* **TASK INSTRUCTIONS**
Below are some entries. Copy each line that holds the string "this".

* **LISTED RECORDS**
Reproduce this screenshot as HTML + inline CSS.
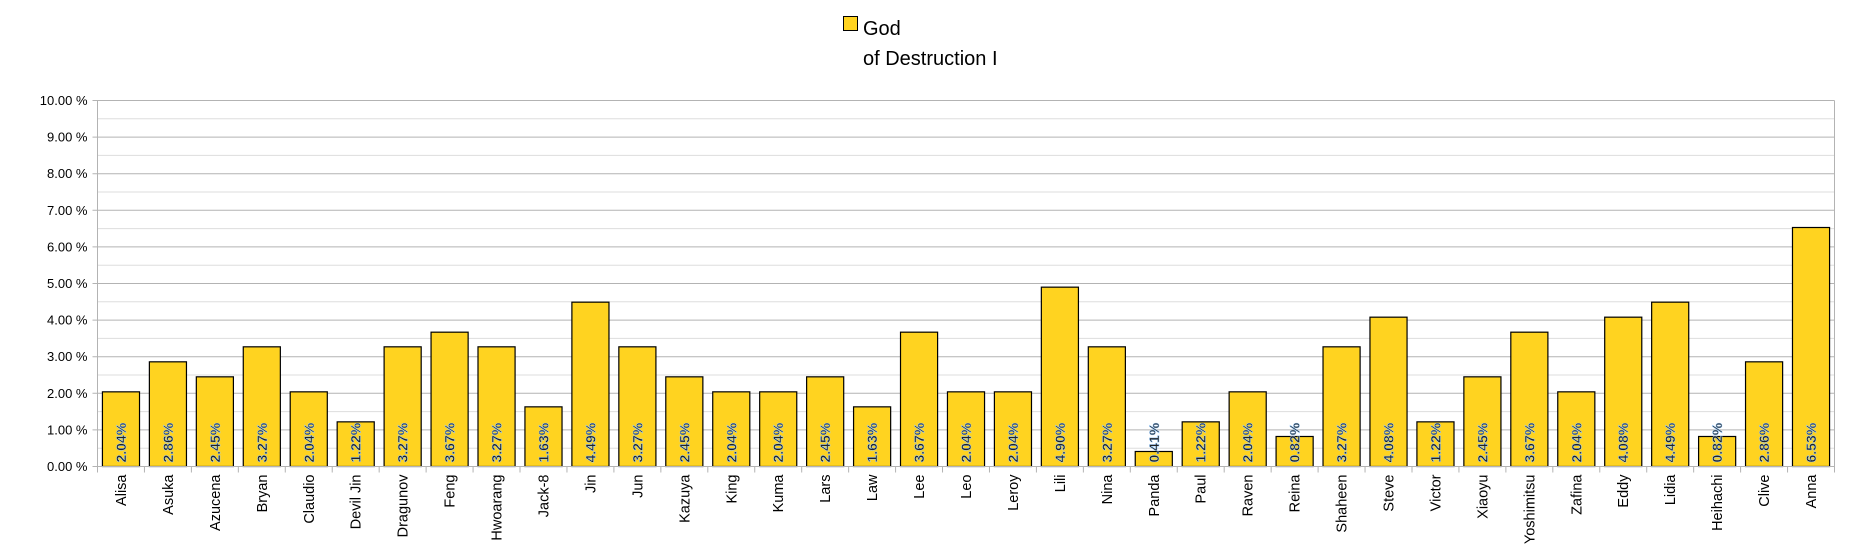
<!DOCTYPE html>
<html><head><meta charset="utf-8"><style>
html,body{margin:0;padding:0;background:#fff;}
svg{display:block;font-family:"Liberation Sans",sans-serif;}
</style></head><body>
<svg id="chart" width="1871" height="552" viewBox="0 0 1871 552">
<g>
<rect x="843.5" y="16.5" width="14" height="14" fill="#ffd320" stroke="#000" stroke-width="1"/>
<text x="863" y="35" font-size="20" fill="#000">God</text>
<text x="863" y="65" font-size="20" fill="#000">of Destruction I</text>
</g>
<g id="grid"></g><g id="bars"></g><g id="axes"></g>
</svg>
<script>
const categories=["Alisa","Asuka","Azucena","Bryan","Claudio","Devil Jin","Dragunov","Feng","Hwoarang","Jack-8","Jin","Jun","Kazuya","King","Kuma","Lars","Law","Lee","Leo","Leroy","Lili","Nina","Panda","Paul","Raven","Reina","Shaheen","Steve","Victor","Xiaoyu","Yoshimitsu","Zafina","Eddy","Lidia","Heihachi","Clive","Anna"];
const values=[2.04,2.86,2.45,3.27,2.04,1.22,3.27,3.67,3.27,1.63,4.49,3.27,2.45,2.04,2.04,2.45,1.63,3.67,2.04,2.04,4.90,3.27,0.41,1.22,2.04,0.82,3.27,4.08,1.22,2.45,3.67,2.04,4.08,4.49,0.82,2.86,6.53];
const valueLabels=["2.04%","2.86%","2.45%","3.27%","2.04%","1.22%","3.27%","3.67%","3.27%","1.63%","4.49%","3.27%","2.45%","2.04%","2.04%","2.45%","1.63%","3.67%","2.04%","2.04%","4.90%","3.27%","0.41%","1.22%","2.04%","0.82%","3.27%","4.08%","1.22%","2.45%","3.67%","2.04%","4.08%","4.49%","0.82%","2.86%","6.53%"];
const yTicks=[0,1,2,3,4,5,6,7,8,9,10];
const yTickLabels=["0.00 %","1.00 %","2.00 %","3.00 %","4.00 %","5.00 %","6.00 %","7.00 %","8.00 %","9.00 %","10.00 %"];
const L=97.5,R=1834.5,T=100.5,B=466.5,yMax=10;
const NS="http://www.w3.org/2000/svg";
const y=v=>B-(v/yMax)*(B-T);
const bw=(R-L)/categories.length;
const x=i=>L+i*bw;
function mk(tag,attrs,parent){const e=document.createElementNS(NS,tag);for(const k in attrs)e.setAttribute(k,attrs[k]);parent.appendChild(e);return e;}
const grid=document.getElementById('grid'),bars=document.getElementById('bars'),axes=document.getElementById('axes');
for(let v=0.5;v<yMax;v+=1){const l=mk('line',{x1:L,x2:R,y1:y(v),y2:y(v),stroke:'#ddd','stroke-width':1},grid);

}
yTicks.forEach((v,i)=>{const l=mk('line',{x1:L-5,x2:R,y1:y(v),y2:y(v),stroke:'#b3b3b3','stroke-width':1},grid);


const t=mk('text',{x:L-10,y:y(v)+4.5,'text-anchor':'end','font-size':13,fill:'#000'},axes);t.textContent=yTickLabels[i];

});
const ax=mk('line',{x1:L,x2:L,y1:T,y2:B+6,stroke:'#b3b3b3'},axes);


const ar=mk('line',{x1:R,x2:R,y1:T,y2:B+6,stroke:'#b3b3b3'},axes);


const xa=mk('line',{x1:L,x2:R,y1:B,y2:B,stroke:'#b3b3b3'},axes);


categories.forEach((c,i)=>{
 const tk=mk('line',{x1:x(i),x2:x(i),y1:B,y2:B+6,stroke:'#b3b3b3'},axes);
 
 
 const w=bw*0.79,bx=x(i)+(bw-w)/2,top=y(values[i]);
 const r=mk('rect',{x:bx,y:top,width:w,height:B-top,fill:'#ffd320',stroke:'#000','stroke-width':1.2},bars);
 
 
 const cx=x(i)+bw/2;
 const vl=mk('text',{transform:`translate(${cx+5},${B-4}) rotate(-90)`,'font-size':14,'font-weight':'bold',fill:'#222',stroke:'#9cf','stroke-width':0.5},bars);
 vl.textContent=valueLabels[i];
 
 
 const cl=mk('text',{transform:`translate(${cx+5},${B+8}) rotate(-90)`,'text-anchor':'end','font-size':14.5,fill:'#000'},axes);
 cl.textContent=c;
 
 
});
</script>
</body></html>
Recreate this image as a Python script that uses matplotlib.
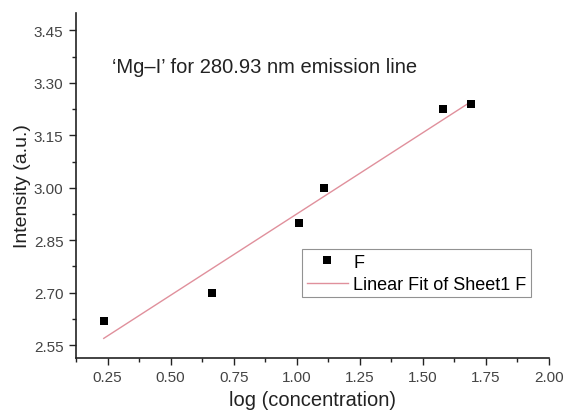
import numpy as np
import matplotlib
matplotlib.use("Agg")
import matplotlib.pyplot as plt
from matplotlib.ticker import MultipleLocator, FormatStrFormatter

x_vals = [0.235, 0.665, 1.01, 1.11, 1.58, 1.69]
y_vals = [2.62, 2.70, 2.90, 3.00, 3.225, 3.24]

plt.rcParams['font.family'] = ['Liberation Sans', 'DejaVu Sans']

fig = plt.figure(figsize=(5.67, 4.14), dpi=100)
ax = fig.add_axes([76/567, 55/414, (549-76)/567, (359-14)/414])

slope, intercept = np.polyfit(x_vals, y_vals, 1)
fx = np.array([min(x_vals), max(x_vals)])
ax.plot(fx, slope*fx + intercept, color='#e0909c', lw=1.0, label='Linear Fit of Sheet1 F', zorder=2)
ax.plot(x_vals, y_vals, 's', color='black', ms=5.5, mew=0, label='F', zorder=3)

ax.set_xlim(0.125, 2.0)
ax.set_ylim(2.513, 3.50)
ax.xaxis.set_major_locator(MultipleLocator(0.25))
ax.xaxis.set_minor_locator(MultipleLocator(0.125))
ax.yaxis.set_major_locator(MultipleLocator(0.15))
ax.yaxis.set_minor_locator(MultipleLocator(0.075))
ax.xaxis.set_major_formatter(FormatStrFormatter('%.2f'))
ax.yaxis.set_major_formatter(FormatStrFormatter('%.2f'))
ax.set_xticks([0.25, 0.5, 0.75, 1.0, 1.25, 1.5, 1.75, 2.0])

for s in ['top', 'right']:
    ax.spines[s].set_visible(False)
for s in ['left', 'bottom']:
    ax.spines[s].set_linewidth(1.2)
    ax.spines[s].set_color('#222222')

ax.tick_params(which='major', direction='out', length=5, width=1, labelsize=11, colors='#222222', labelcolor='#444444', pad=4)
ax.tick_params(which='minor', direction='out', length=3, width=1, colors='#222222')

ax.set_xlabel('log (concentration)', fontsize=14.5, color='#222222', labelpad=4)
ax.set_ylabel('Intensity (a.u.)', fontsize=14, color='#222222', labelpad=2)

ax.text(0.268, 3.348, "\u2018Mg\u2013I\u2019 for 280.93 nm emission line", fontsize=14.5,
        color='#222222', va='center')

h, l = ax.get_legend_handles_labels()
leg = ax.legend([h[1], h[0]], [l[1], l[0]], loc='upper left',
                bbox_to_anchor=((302-76)/473, (359-250)/345), fontsize=13,
                frameon=True, fancybox=False, edgecolor='#777777',
                borderpad=0.25, handlelength=2.3, labelspacing=0.3, handletextpad=0.3,
                borderaxespad=0)
leg.get_frame().set_linewidth(0.8)

fig.savefig('out.png', dpi=100)
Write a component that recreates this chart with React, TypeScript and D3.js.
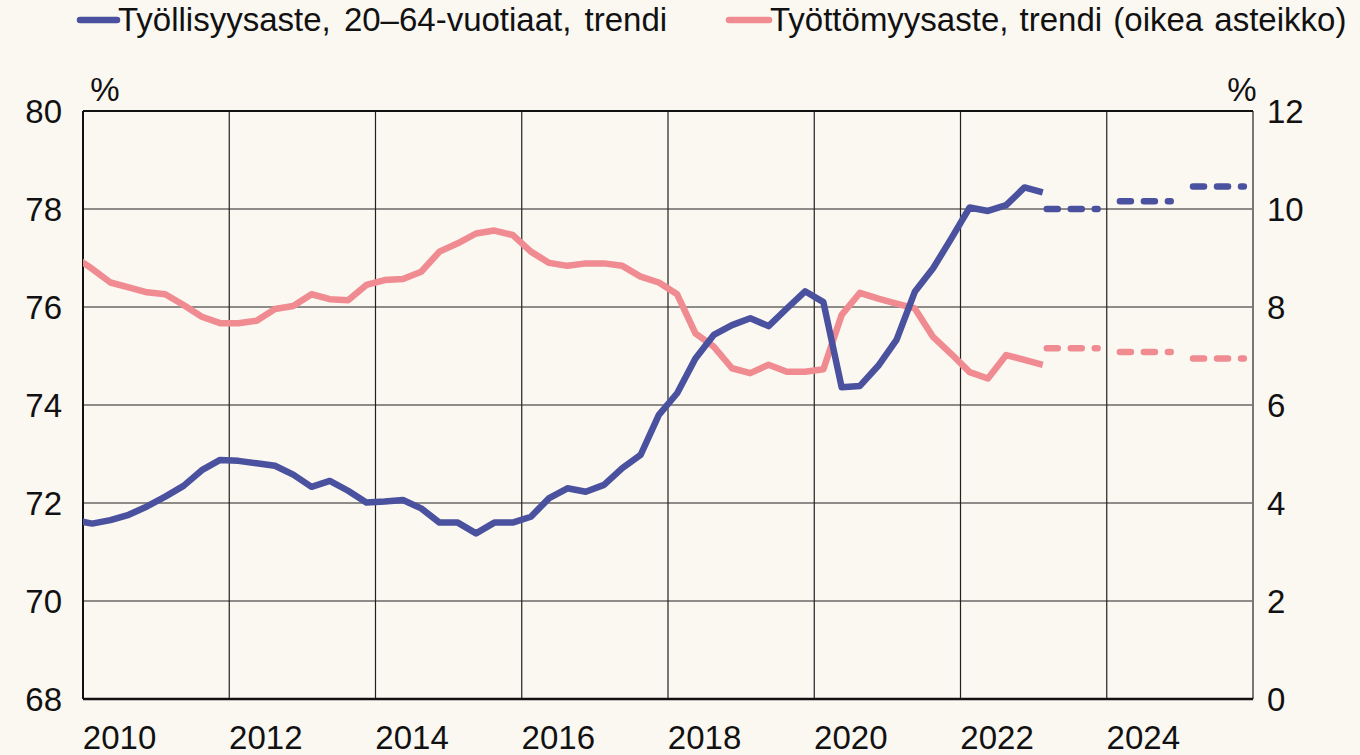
import React from 'react';
import * as d3 from 'd3';

// quarterly trend values, 2009Q4 .. 2023Q1
const startYear = 2009;
const startQuarter = 4;

const employment = [
  71.65,
  71.58, 71.65, 71.76, 71.93,
  72.13, 72.35, 72.67, 72.88,
  72.86, 72.81, 72.76, 72.58,
  72.33, 72.45, 72.25, 72.01,
  72.03, 72.06, 71.89, 71.60,
  71.60, 71.38, 71.60, 71.60,
  71.72, 72.10, 72.30, 72.23,
  72.37, 72.71, 72.98, 73.80,
  74.24, 74.95, 75.43, 75.63,
  75.77, 75.61, 75.97, 76.32,
  76.10, 74.36, 74.39, 74.80,
  75.33, 76.31, 76.79, 77.40,
  78.03, 77.96, 78.08, 78.44,
  78.34,
];

const unemployment = [
  9.03,
  8.78, 8.50, 8.40, 8.30,
  8.26, 8.04, 7.80, 7.67,
  7.67, 7.72, 7.96, 8.02,
  8.26, 8.16, 8.14, 8.45,
  8.55, 8.57, 8.72, 9.13,
  9.30, 9.50, 9.56, 9.47,
  9.13, 8.90, 8.84, 8.89,
  8.89, 8.84, 8.62, 8.50,
  8.26, 7.46, 7.19, 6.75,
  6.65, 6.82, 6.68, 6.68,
  6.73, 7.84, 8.29, 8.17,
  8.07, 7.97, 7.39, 7.04,
  6.67, 6.54, 7.02, 6.92,
  6.82,
];

// annual forecasts (dashed)
const forecastYears = [2023, 2024, 2025];
const employmentForecast = [78.0, 78.16, 78.46];
const unemploymentForecast = [7.16, 7.08, 6.95];

const leftTicks = [68, 70, 72, 74, 76, 78, 80];
const rightTicks = [0, 2, 4, 6, 8, 10, 12];
const yearTicks = [2010, 2012, 2014, 2016, 2018, 2020, 2022, 2024];

const labelEmployment = 'Työllisyysaste, 20–64-vuotiaat, trendi';
const labelUnemployment = 'Työttömyysaste, trendi (oikea asteikko)';

const BG = '#fbf7f1';
const BLUE = '#4a519e';
const PINK = '#f08b91';
const FONT = '"Liberation Sans", Arial, sans-serif';
const FS = 33;

const W = 1360, H = 755;
const margin = { top: 111, right: 107, bottom: 56, left: 83 };

export default function App() {
  const x = d3.scaleLinear().domain([2010, 2026]).range([margin.left, W - margin.right]);
  const yL = d3.scaleLinear().domain([68, 80]).range([H - margin.bottom, margin.top]);
  const yR = d3.scaleLinear().domain([0, 12]).range([H - margin.bottom, margin.top]);

  const t = (i: number) => {
    const q = startQuarter - 1 + i;
    return startYear + Math.floor(q / 4) + ((q % 4) + 0.5) / 4;
  };

  const lineL = d3.line<number>().x((_, i) => x(t(i))).y(d => yL(d));
  const lineR = d3.line<number>().x((_, i) => x(t(i))).y(d => yR(d));

  const x0 = x.range()[0], x1 = x.range()[1];
  const yTop = yL.range()[1], yBot = yL.range()[0];

  const forecastSeg = (yr: number, v: number, sc: d3.ScaleLinear<number, number>) =>
    d3.line<[number, number]>().x(d => x(d[0])).y(d => sc(d[1]))([
      [yr + 0.125, v],
      [yr + 0.875, v],
    ]) as string;

  return (
    <svg width={W} height={H} style={{ position: 'absolute', left: 0, top: 0, background: BG }}
      fontFamily={FONT}>
      <rect width={W} height={H} fill={BG} />
      <defs>
        <clipPath id="plot">
          <rect x={x0} y={yTop - 10} width={x1 - x0} height={yBot - yTop + 20} />
        </clipPath>
      </defs>

      {/* grid */}
      {leftTicks.map(v => (
        <line key={'h' + v} x1={x0} x2={x1} y1={yL(v)} y2={yL(v)} stroke="#222" strokeWidth={1.2} />
      ))}
      {yearTicks.map(yr => (
        <line key={'v' + yr} x1={x(yr)} x2={x(yr)} y1={yTop} y2={yBot} stroke="#222" strokeWidth={1.2} />
      ))}
      <line x1={x0} x2={x0} y1={yTop} y2={yBot} stroke="#111" strokeWidth={2} />
      <line x1={x1} x2={x1} y1={yTop} y2={yBot} stroke="#777" strokeWidth={2} />
      <line x1={x0} x2={x1} y1={yTop} y2={yTop} stroke="#111" strokeWidth={2} />
      <line x1={x0} x2={x1} y1={yBot} y2={yBot} stroke="#111" strokeWidth={2.5} />

      {/* axis labels */}
      {leftTicks.map(v => (
        <text key={'l' + v} x={x0 - 21} y={yL(v)} dy="0.36em" textAnchor="end" fontSize={FS} fill="#111">{v}</text>
      ))}
      {rightTicks.map(v => (
        <text key={'r' + v} x={x1 + 14} y={yR(v)} dy="0.36em" textAnchor="start" fontSize={FS} fill="#111">{v}</text>
      ))}
      {yearTicks.map(yr => (
        <text key={'x' + yr} x={x(yr + 0.5)} y={yBot + 50} textAnchor="middle" fontSize={FS} fill="#111">{yr}</text>
      ))}
      <text x={x0 + 22} y={yTop - 10} textAnchor="middle" fontSize={FS} fill="#111">%</text>
      <text x={x1 - 11} y={yTop - 10} textAnchor="middle" fontSize={FS} fill="#111">%</text>

      {/* series */}
      <g clipPath="url(#plot)" fill="none" strokeWidth={6.5} strokeLinejoin="round">
        <path d={lineR(unemployment) as string} stroke={PINK} />
        <path d={lineL(employment) as string} stroke={BLUE} />
        {forecastYears.map((yr, i) => (
          <path key={'fp' + yr} d={forecastSeg(yr, unemploymentForecast[i], yR)} stroke={PINK}
            strokeDasharray="11 13" strokeDashoffset={-4} strokeLinecap="round" />
        ))}
        {forecastYears.map((yr, i) => (
          <path key={'fb' + yr} d={forecastSeg(yr, employmentForecast[i], yL)} stroke={BLUE}
            strokeDasharray="11 13" strokeDashoffset={-4} strokeLinecap="round" />
        ))}
      </g>

      {/* legend */}
      <line x1={80} x2={117} y1={20} y2={20} stroke={BLUE} strokeWidth={6.5} strokeLinecap="round" />
      <text x={118} y={31} fontSize={FS} fill="#111" wordSpacing={4}>{labelEmployment}</text>
      <line x1={729} x2={769} y1={20} y2={20} stroke={PINK} strokeWidth={6.5} strokeLinecap="round" />
      <text x={770} y={31} fontSize={FS} fill="#111" wordSpacing={2}>{labelUnemployment}</text>
    </svg>
  );
}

* **EXERCISE ANSWER**
Reproduce this screenshot as HTML + inline CSS.
Recreate this image as a Python script that uses matplotlib.
Write a component that recreates this chart with React, TypeScript and D3.js.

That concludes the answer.